Tuesday, September 02, 2008

CB Radios and Facebook

The sudden upsurge in the use of Facebook has reminded me of this post that I wrote in June 2006.  I compared blogs to CB radios in this post, but now I am thinking that Facebook is the more apt comparison.    

Ten years from now, will we look back at Facebook and be as embarrassed as we were by the CB radio craze?  Will everyone wonder "What mass hysteria caused so many of us to provide so much information to so many people?"  

Or will we look back on the founding of Facebook as the beginning of a whole new networked consciousness where friends (and other permitted contacts) can practically read each others' thoughts?

The jury is still out on this question.  I bet the persistence of Facebook will depend on whether they can work out a business model that intermediates transactions of some sort.  I don't think the transactions will be the buying and selling of goods (the Facebook Marketplace has not taken off) or advertising (ditto).  I wonder if the transactions will be knowledge or information-based.  

REPOSTED FROM JUNE 14, 2006:

We probably all have friends who tell us more about their personal lives than we really care to know. And at some point most of us have revealed something personal that we later wish we hadn't.

CB Radio - 1970s

When I was a kid in the late '60s and early '70s, CB radio became a huge fad in rural Kentucky where I lived. Everyone had a CB radio in their car, and some had one in their homes. It was a great novelty to be able to talk - actually broadcast - on the CB radio. While some important information about traffic conditions, speed traps, and accidents was broadcast, much of the content was trivial or even embarrassing.

This was exacerbated by the fact that people often considered their transmissions anonymous, even though they had so-called "handles" and were often identifiable. Others did not think about what they were saying at all in the rush to simply have their voices heard on the air.

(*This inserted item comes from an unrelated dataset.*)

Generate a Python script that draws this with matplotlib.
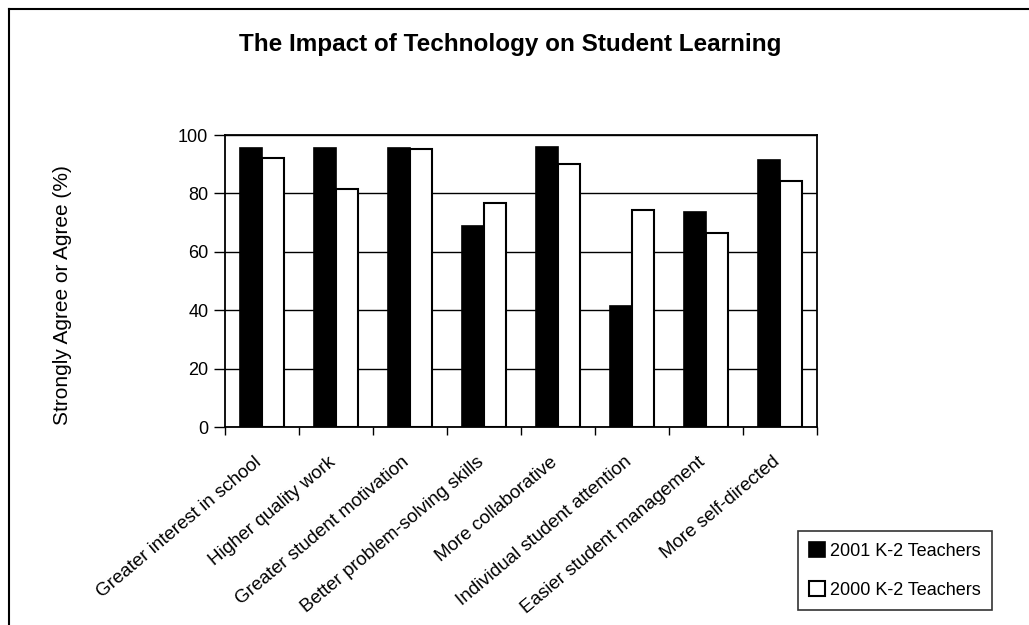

So when blogging began to catch on, I wondered whether it was just CB radio all over again - except this time in print and available to everyone in the world with a computer connection - not just everyone with a CB radio in a 5-mile radius. CB radios also provided some deniability - if you said something stupid or embarrassing, you could always deny it later, since no one recorded these transmissions.

By contrast, blogs are forever.

The blogging trend coincided with - is there any causation in either direction? - a new wave of confessionals in other media. One of the most notable is the Modern Love column in the NY Times. This column provides a forum for people to write candidly about the ups and downs of their lives, especially their relationships. What is striking about the column is the quality of the writing and the relatively prominent authors who are willing to put themselves out there.

I knew that this genre had hit the mainstream when Debora Spar, a professor at thDebora Spare Harvard Business School, wrote a column about childbearing and adoption. Very well written - and very personal and revealing. Although I don't know her personally, I have taken some classes from her, and she did not strike me as one of those people who are constantly providing "TMI" (too much information). But the column was quite moving, and she was doing a service by writing it.

Hmmm... It will still take me a while to loosen up.